Let $\sigma = (abcd)$, then the decomposition would be $(ab)(ac)(ad)$, and let $\tau = (ef)$. This means that $\sigma \tau$ would be $(ab)(ac)(ad)(ef)$, which is even. Think I've gone about this in the correct way?

For any transposition $(ij)$, $(ij)^2 = id$, this means that $(ij) = (ij)$.

For our transpositions above, $(ab)\neq(ac)\neq(ad)$, so even if $(ef) = (ab) or (ac) or (ad)$, it would still not equal the identity transposition. Would this be enough to briefly explain?

I managed to attempt the first couple of sections of the question, but this last part has got me very confused:

Deduce that $\sigma \tau$ is either a cycle of length 3, or a product of 2 disjoint transpositions. Conclude that $\sigma = \gamma \lambda \tau$ for some not necessarily disjoint permutations $\gamma, \lambda \in S_4$

2. You're definitely on the right track. In general, an n-cycle is even for odd n, and vice-versa, so the first result is immediate. For the second part, I'd just note that the 4-cycle moves 4 elements, and any transposition can only restore at most 2 to their original place.

3. Originally Posted by Tinyboss
You're definitely on the right track. In general, an n-cycle is even for odd n, and vice-versa, so the first result is immediate. For the second part, I'd just note that the 4-cycle moves 4 elements, and any transposition can only restore at most 2 to their original place.
Thanks for the reply. That's a good idea about only restoring 2, didn't think of that.
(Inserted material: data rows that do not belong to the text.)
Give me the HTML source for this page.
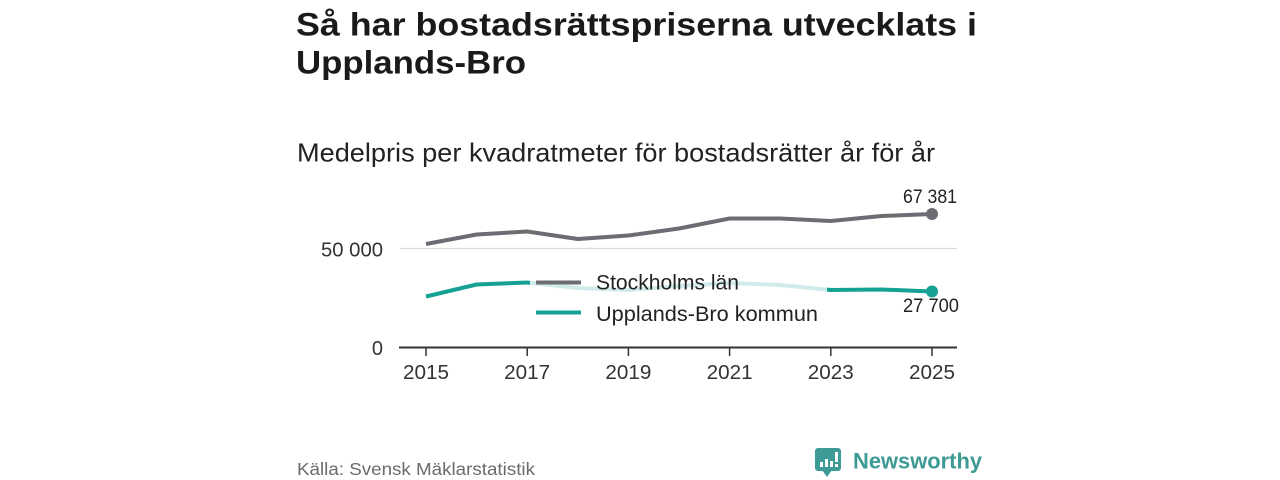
<!DOCTYPE html>
<html>
<head>
<meta charset="utf-8">
<style>
  html,body{margin:0;padding:0;background:#fff;}
  body{width:1280px;height:480px;overflow:hidden;}
  svg{display:block;}
  text{font-family:"Liberation Sans", "DejaVu Sans", sans-serif;}
</style>
</head>
<body>
<svg width="1280" height="480" viewBox="0 0 1280 480" xmlns="http://www.w3.org/2000/svg">
  <rect width="1280" height="480" fill="#fff"/>
  <!-- Title -->
  <text x="296" y="35.5" font-size="32.5" font-weight="bold" fill="#1a1a1a" textLength="681" lengthAdjust="spacingAndGlyphs">Så har bostadsrättspriserna utvecklats i</text>
  <text x="296" y="73.5" font-size="32.5" font-weight="bold" fill="#1a1a1a" textLength="230" lengthAdjust="spacingAndGlyphs">Upplands-Bro</text>
  <!-- Subtitle -->
  <text x="297" y="161.5" font-size="26" fill="#222" textLength="638" lengthAdjust="spacingAndGlyphs">Medelpris per kvadratmeter för bostadsrätter år för år</text>

  <!-- Gridline -->
  <line x1="400" y1="248.5" x2="957" y2="248.5" stroke="#dcdcdc" stroke-width="1.2"/>
  <!-- Y labels -->
  <text x="383" y="256.5" font-size="20" fill="#333" text-anchor="end" textLength="62" lengthAdjust="spacingAndGlyphs">50 000</text>
  <text x="383" y="355" font-size="20" fill="#333" text-anchor="end">0</text>

  <!-- Axis -->
  <line x1="399" y1="347.5" x2="957" y2="347.5" stroke="#333" stroke-width="2"/>
  <g stroke="#333" stroke-width="1.5">
    <line x1="426" y1="347" x2="426" y2="356"/>
    <line x1="527.2" y1="347" x2="527.2" y2="356"/>
    <line x1="628.4" y1="347" x2="628.4" y2="356"/>
    <line x1="729.6" y1="347" x2="729.6" y2="356"/>
    <line x1="830.8" y1="347" x2="830.8" y2="356"/>
    <line x1="932" y1="347" x2="932" y2="356"/>
  </g>
  <g font-size="20" fill="#333" text-anchor="middle">
    <text x="426" y="379" textLength="46" lengthAdjust="spacingAndGlyphs">2015</text>
    <text x="527.2" y="379" textLength="46" lengthAdjust="spacingAndGlyphs">2017</text>
    <text x="628.4" y="379" textLength="46" lengthAdjust="spacingAndGlyphs">2019</text>
    <text x="729.6" y="379" textLength="46" lengthAdjust="spacingAndGlyphs">2021</text>
    <text x="830.8" y="379" textLength="46" lengthAdjust="spacingAndGlyphs">2023</text>
    <text x="932" y="379" textLength="46" lengthAdjust="spacingAndGlyphs">2025</text>
  </g>

  <!-- Stockholm series -->
  <polyline fill="none" stroke="#6d6c73" stroke-width="4" stroke-linejoin="round"
    points="426,244 476.6,234.5 527.2,231.5 577.8,239 628.4,235.5 679,228.5 729.6,218.5 780.2,218.5 830.8,221 881.4,216 932,214"/>
  <circle cx="932" cy="214" r="6" fill="#6d6c73"/>

  <!-- Upplands-Bro series -->
  <polyline fill="none" stroke="#16a195" stroke-width="4" stroke-linejoin="round"
    points="426,296.5 476.6,284.5 527.2,282.5 577.8,288 628.4,290 679,286 729.6,283 780.2,285 830.8,290 881.4,289.5 932,291.5"/>
  <circle cx="932" cy="291.5" r="6" fill="#16a195"/>

  <!-- Legend overlay -->
  <rect x="530" y="262" width="297" height="68" fill="#fff" fill-opacity="0.8"/>
  <line x1="536" y1="282.5" x2="581" y2="282.5" stroke="#6d6c73" stroke-width="4"/>
  <text x="596" y="289.5" font-size="21" fill="#222" textLength="143" lengthAdjust="spacingAndGlyphs">Stockholms län</text>
  <line x1="536" y1="312.5" x2="581" y2="312.5" stroke="#16a195" stroke-width="4"/>
  <text x="596" y="321" font-size="21" fill="#222" textLength="222" lengthAdjust="spacingAndGlyphs">Upplands-Bro kommun</text>

  <!-- Value labels -->
  <text x="903" y="203" font-size="19" fill="#222" textLength="54" lengthAdjust="spacingAndGlyphs">67 381</text>
  <text x="903" y="312" font-size="19" fill="#222" textLength="56" lengthAdjust="spacingAndGlyphs">27 700</text>

  <!-- Footer -->
  <text x="297" y="475" font-size="17.5" fill="#6b6b6b" textLength="238" lengthAdjust="spacingAndGlyphs">Källa: Svensk Mäklarstatistik</text>

  <!-- Newsworthy logo -->
  <g>
    <rect x="815" y="448" width="26" height="23" rx="3" fill="#3d9a94"/>
    <polygon points="822,470 832,470 827,477" fill="#3d9a94"/>
    <rect x="820" y="462" width="3" height="5" fill="#fff"/>
    <rect x="825" y="459" width="3" height="8" fill="#fff"/>
    <rect x="830" y="461" width="3" height="6" fill="#fff"/>
    <rect x="835" y="452" width="3" height="10" fill="#fff"/>
    <rect x="835" y="464" width="3" height="3" fill="#fff"/>
  </g>
  <text x="853" y="468.5" font-size="22.5" font-weight="bold" fill="#3d9a94" textLength="129" lengthAdjust="spacingAndGlyphs">Newsworthy</text>
</svg>
</body>
</html>
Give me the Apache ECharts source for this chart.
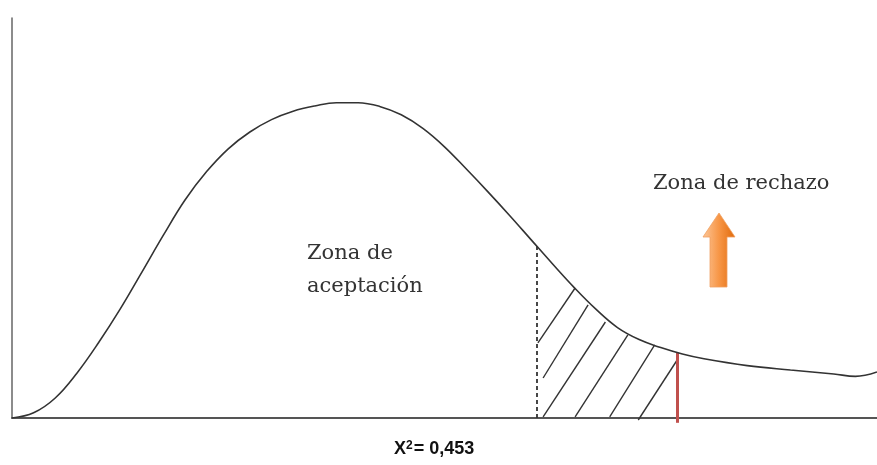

Any idea how to approach the last section?

4. ## cycle decompositoions

we know there is 12 even permutations in s4, we also know that id is not one of the solutions. (as you have said). solution have to be one of the other 11 even permutation, which are 8x3-cycles and 2xproduct of two disjoint transpositions.

hope it will help

5. Yes that helps, cheers for the reply!